Thanks for initiating this discussion. Glad you bring this up. I do believe there is a huge value add in applying DVT on Cosmos to further decentralize its voting power within a limited validator set. We must make it more resilient, way more resilient than it is today. With the current Cosmos design it will be rather difficult though. As you said, there is no incentive for top players to adapt DVT.

So what could be done to change this:
Modifying the tokenomics where more inflation flows to DVT generated/ran validators. Yes, this requires deep changes on the Cosmos-SDK but would have a direct, positive effect. DVT validators could be registered through on-chain governance and all registered validators get additional “rewards/inflation”. Additionally, consumer chains can also favor DVT registered validators in rewards, since they also do benefit from a more resilient provider chain.

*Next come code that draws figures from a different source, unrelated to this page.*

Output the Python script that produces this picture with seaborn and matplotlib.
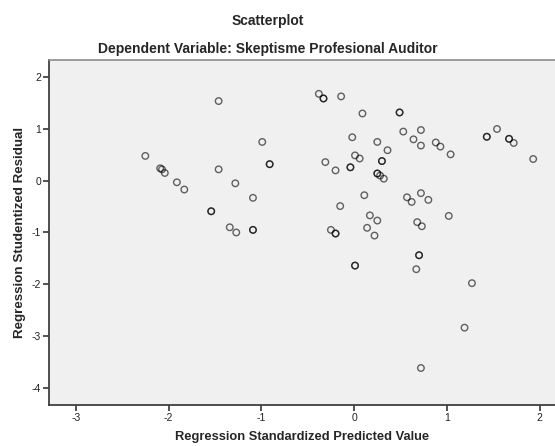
import matplotlib
matplotlib.use("Agg")
import matplotlib.pyplot as plt
import seaborn as sns
import pandas as pd

# Regression residual scatter;
# repeated entries are points that sit on top of each other
predicted = [-2.25, -2.09, -2.07, -2.04, -1.91, -1.83, -1.46, -0.99, -0.91, -0.91,
             -1.46, -1.28, -1.09, -1.54, -1.54, -1.34, -1.27, -1.09, -1.09, -0.38,
             -0.33, -0.33, -0.14, 0.09, -0.02, 0.25, 0.01, 0.06, 0.30, 0.30,
             -0.31, -0.20, -0.04, -0.04, 0.25, 0.25, 0.28, 0.32, 0.11, -0.15,
             0.17, 0.25, 0.14, 0.22, -0.25, -0.20, -0.20, 0.49, 0.49, 0.53,
             0.72, 0.36, 0.64, 0.72, 0.88, 0.93, 1.04, 1.43, 1.43, 1.54,
             1.67, 1.67, 1.72, 1.93, 0.57, 0.62, 0.72, 0.80, 1.02, 0.68,
             0.73, 0.70, 0.70, 0.01, 0.01, 0.67, 1.27, 1.19, 0.72]
residual = [0.48, 0.24, 0.22, 0.15, -0.03, -0.17, 1.54, 0.75, 0.32, 0.32,
            0.22, -0.05, -0.33, -0.59, -0.59, -0.90, -1.00, -0.95, -0.95, 1.68,
            1.59, 1.59, 1.63, 1.30, 0.84, 0.75, 0.49, 0.43, 0.38, 0.38,
            0.36, 0.20, 0.26, 0.26, 0.14, 0.14, 0.10, 0.04, -0.28, -0.49,
            -0.67, -0.77, -0.91, -1.06, -0.95, -1.02, -1.02, 1.32, 1.32, 0.95,
            0.98, 0.59, 0.80, 0.68, 0.74, 0.66, 0.51, 0.85, 0.85, 1.00,
            0.81, 0.81, 0.73, 0.42, -0.32, -0.41, -0.24, -0.37, -0.68, -0.80,
            -0.88, -1.44, -1.44, -1.64, -1.64, -1.71, -1.98, -2.84, -3.62]
x_ticks = [-3, -2, -1, 0, 1, 2]
y_ticks = [2, 1, 0, -1, -2, -3, -4]

df = pd.DataFrame({"pred": predicted, "resid": residual})

sns.set_style("white")
plt.rcParams["font.family"] = ["Liberation Sans", "DejaVu Sans"]

fig = plt.figure(figsize=(5.55, 4.46), dpi=100)
ax = fig.add_axes([0.0888, 0.0926, 0.9112, 0.7729])
ax.set_facecolor("#f0f0f0")

sns.scatterplot(data=df, x="pred", y="resid", ax=ax, marker="o", s=22,
                facecolor="none", edgecolor=(0, 0, 0, 0.6), linewidth=1.0)

ax.set_xlim(-3.285, 2.165)
ax.set_ylim(-4.329, 2.334)
ax.set_xticks(x_ticks)
ax.set_yticks(y_ticks)
ax.set_xticklabels([str(t) for t in x_ticks], fontsize=7.5, color="#222222")
ax.set_yticklabels([str(t) for t in y_ticks], fontsize=7.5, color="#222222")
ax.tick_params(axis="both", direction="out", length=4, width=1.2,
               color="#333333", pad=2, bottom=True, left=True)

for side in ["left", "bottom"]:
    ax.spines[side].set_color("#404040")
    ax.spines[side].set_linewidth(1.3)
ax.spines["top"].set_color("#8c8c8c")
ax.spines["top"].set_linewidth(1.2)
ax.spines["right"].set_visible(False)

ax.set_xlabel("Regression Standardized Predicted Value", fontsize=9.3,
              fontweight="bold", labelpad=6)
ax.set_ylabel("Regression Studentized Residual", fontsize=9.6,
              fontweight="bold", labelpad=4)

fig.text(0.483, 0.953, "Scatterplot", ha="center", va="center",
         fontsize=10, fontweight="bold")
fig.text(0.483, 0.891, "Dependent Variable: Skeptisme Profesional Auditor",
         ha="center", va="center", fontsize=10, fontweight="bold")

fig.savefig("out.png", dpi=100, facecolor="white")
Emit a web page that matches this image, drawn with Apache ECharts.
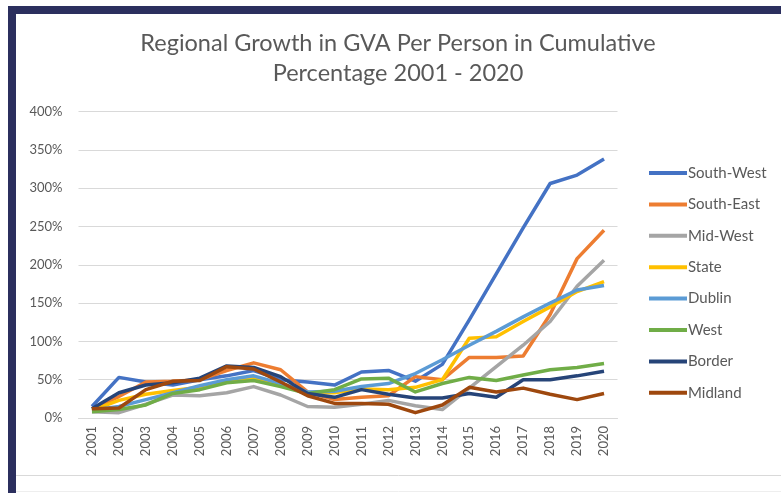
<!DOCTYPE html>
<html>
<head>
<meta charset="utf-8">
<script src="https://cdn.jsdelivr.net/npm/echarts@6/dist/echarts.min.js"></script>
<style>
  html, body { margin: 0; padding: 0; background: #fff; }
  #main { width: 781px; height: 493px; }
</style>
</head>
<body>
<div id="main"></div>
<script>
// years on the x axis
const years = ["2001","2002","2003","2004","2005","2006","2007","2008","2009","2010",
  "2011","2012","2013","2014","2015","2016","2017","2018","2019","2020"];

// cumulative growth, %
const southWest = [15, 53, 47, 43, 50, 55, 62, 50, 47, 43, 60, 62, 48, 70, 128, 188, 248, 306, 317, 338];
const southEast = [12, 28, 47, 48, 50, 62, 72, 63, 34, 24, 27, 29, 54, 50, 79, 79, 81, 135, 208, 245];
const midWest   = [8, 7, 18, 30, 29, 33, 41, 30, 15, 14, 18, 23, 16, 11, 39, 67, 95, 126, 172, 206];
const state     = [10, 23, 31, 36, 40, 48, 52, 44, 33, 33, 38, 37, 40, 50, 104, 106, 126, 145, 165, 178];
const dublin    = [10, 15, 24, 33, 42, 50, 55, 45, 34, 35, 41, 45, 58, 76, 95, 113, 132, 150, 167, 173];
const west      = [8, 11, 17, 32, 37, 46, 49, 41, 32, 37, 51, 52, 34, 45, 53, 49, 56, 63, 66, 71];
const border    = [12, 33, 43, 46, 52, 68, 66, 54, 32, 27, 37, 31, 26, 26, 32, 27, 50, 50, 55, 61];
const midland   = [12, 13, 37, 48, 49, 67, 64, 47, 29, 19, 19, 18, 7, 17, 40, 34, 39, 31, 24, 32];

const names  = ["South-West", "South-East", "Mid-West", "State", "Dublin", "West", "Border", "Midland"];
const values = [southWest, southEast, midWest, state, dublin, west, border, midland];
const colors = ["#4472C4", "#ED7D31", "#A5A5A5", "#FFC000", "#5B9BD5", "#70AD47", "#264478", "#9E480E"];

const font = "Lato, 'Open Sans', sans-serif";

let series = [];
for (let i = 0; i < names.length; i++) {
  series.push({
    name: names[i],
    type: "line",
    data: values[i],
    showSymbol: false,
    symbol: "none",
    lineStyle: { width: 3.5, color: colors[i], join: "round" },
    itemStyle: { color: colors[i] },
    z: 2 + i,
  });
}

const chart = echarts.init(document.getElementById("main"), null, { renderer: "canvas" });
chart.setOption({
  animation: false,
  backgroundColor: "#fff",
  color: colors,
  textStyle: { fontFamily: font },
  title: {
    text: "Regional Growth in GVA Per Person in Cumulative\nPercentage 2001 - 2020",
    left: 393,
    textAlign: "center",
    top: 23,
    textStyle: { fontFamily: font, fontSize: 23.5, fontWeight: "normal", color: "#595959", lineHeight: 30 },
  },
  legend: {
    orient: "vertical",
    left: 644,
    top: 160,
    itemWidth: 38,
    itemHeight: 4,
    itemGap: 15.4,
    icon: "rect",
    textStyle: { fontFamily: font, fontSize: 15, color: "#595959", lineHeight: 16, padding: [0, 0, 0, -4] },
    data: names,
  },
  grid: { left: 78.5, right: 163.5, top: 111.5, bottom: 75, containLabel: false },
  xAxis: {
    type: "category",
    data: years,
    boundaryGap: true,
    axisLine: { show: true, lineStyle: { color: "#D9D9D9", width: 1 } },
    axisTick: { show: false },
    axisLabel: { rotate: 90, color: "#595959", fontSize: 13, fontFamily: font, margin: 8, interval: 0 },
  },
  yAxis: {
    type: "value",
    min: 0,
    max: 400,
    interval: 50,
    axisLine: { show: false },
    axisTick: { show: false },
    splitLine: { lineStyle: { color: "#D9D9D9", width: 1 } },
    axisLabel: { formatter: "{value}%", color: "#595959", fontSize: 13, fontFamily: font, margin: 16 },
  },
  graphic: [
    // navy frame at top and left
    { type: "rect", shape: { x: 8, y: 6, width: 781, height: 8 }, style: { fill: "#2B2F5E" }, z: 100 },
    { type: "rect", shape: { x: 8, y: 6, width: 8, height: 493 }, style: { fill: "#2B2F5E" }, z: 100 },
    // light rules at the bottom
    { type: "line", shape: { x1: 16, y1: 475.5, x2: 781, y2: 475.5 }, style: { stroke: "#D9D9D9", lineWidth: 1 } },
    { type: "line", shape: { x1: 16, y1: 491.5, x2: 781, y2: 491.5 }, style: { stroke: "#EEEEEE", lineWidth: 1 } },
  ],
  series: series,
});
</script>
</body>
</html>
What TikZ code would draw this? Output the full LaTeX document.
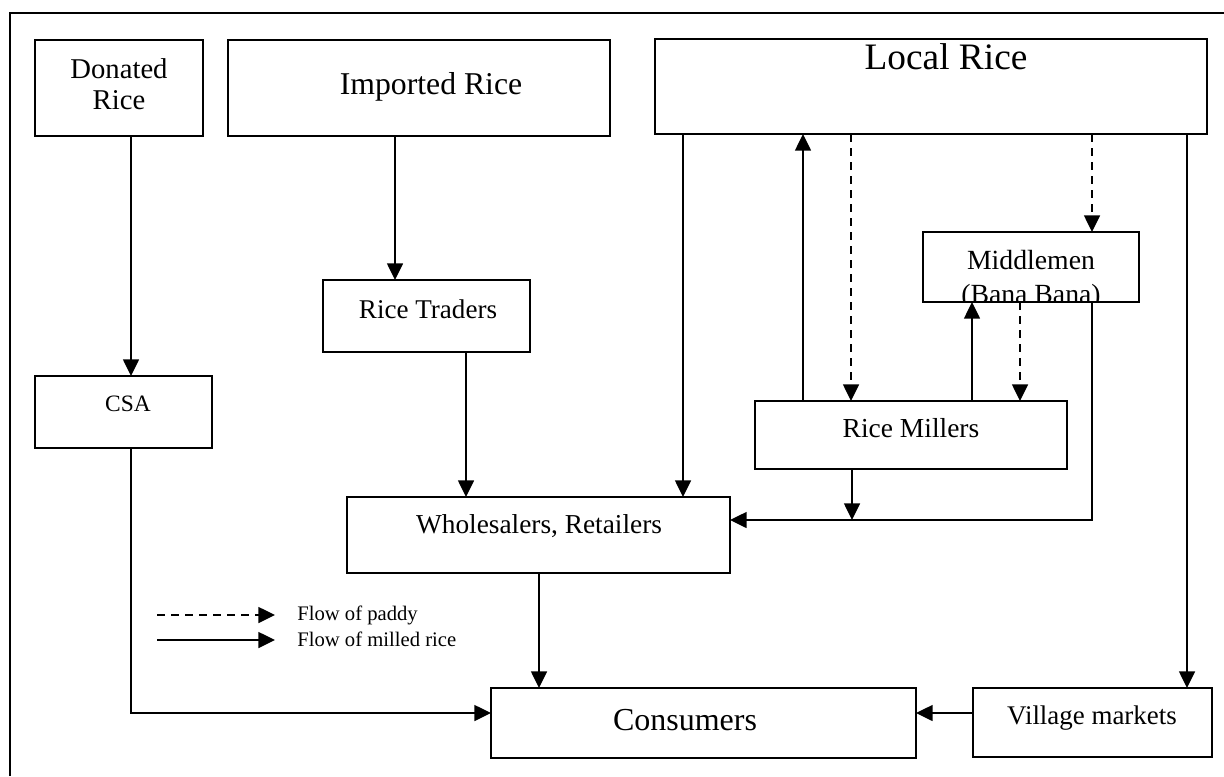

Another thing to keep in mind is latency. While producing blocks with sharded keys might be doable on the Hub with 6s block time, I doubt we’ll see good performance on consumer chains with lower block times (like Neutron). So this as well, requires further engineering on the Cosmos-SDK side.

It would be interesting to know how the Cosmos community in general stands to this. If the sentiment is rather positive, we must check who has the resources to develop a POC rather sooner than later (as it will take a lot of testing time). One thing to develop is a charon-like middleware by Obol, and Cosmos-SDK modifications by entities like ICF, Informal Systems or even Notional.